Another approach is to use a voltage-reference buffer with internal compensation designed specifically for heavy capacitive loads, such as the OPA192 series from Texas Instruments, which can drive up to 1 nF without external components. For extremely large loads (10–100 μF) in power supply or actuator drive applications, a two-stage op-amp follower with an external power transistor and local feedback can provide both high current and stability.

Conclusion

Load capacitance is a physical reality that designers must manage, not fear.
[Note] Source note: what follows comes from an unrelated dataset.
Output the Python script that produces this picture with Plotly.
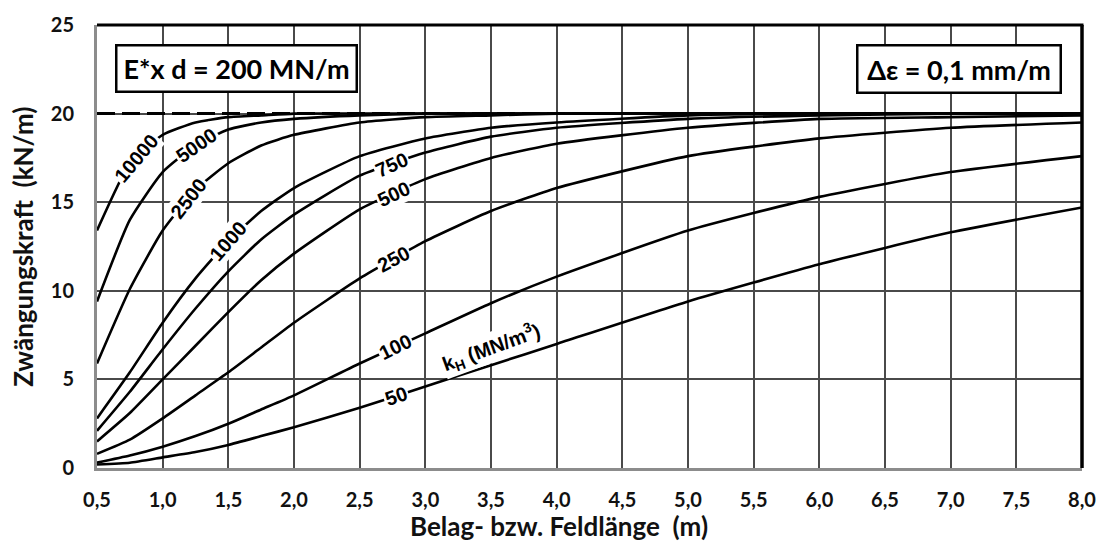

By analyzing the additional pole it introduces, quantifying phase margin, and selecting an appropriate countermeasure—whether a simple isolation resistor, snubber, lead compensation, or a combination—engineers can build amplifier circuits that deliver their promised bandwidth, settle cleanly, and remain stable across a range of real-world loads.

Start each design by cataloging the total capacitance at the output node, consulting the op-amp datasheet for capacitive load drive characteristics, and simulating the worst-case scenario. With careful layout and the right compensation strategy, op-amp circuits can confidently drive cables, ADC inputs, and reactive filters while maintaining the precision and speed modern applications demand. Continually validate with both simulation and bench measurement, and document the chosen compensation to ensure manufacturing consistency.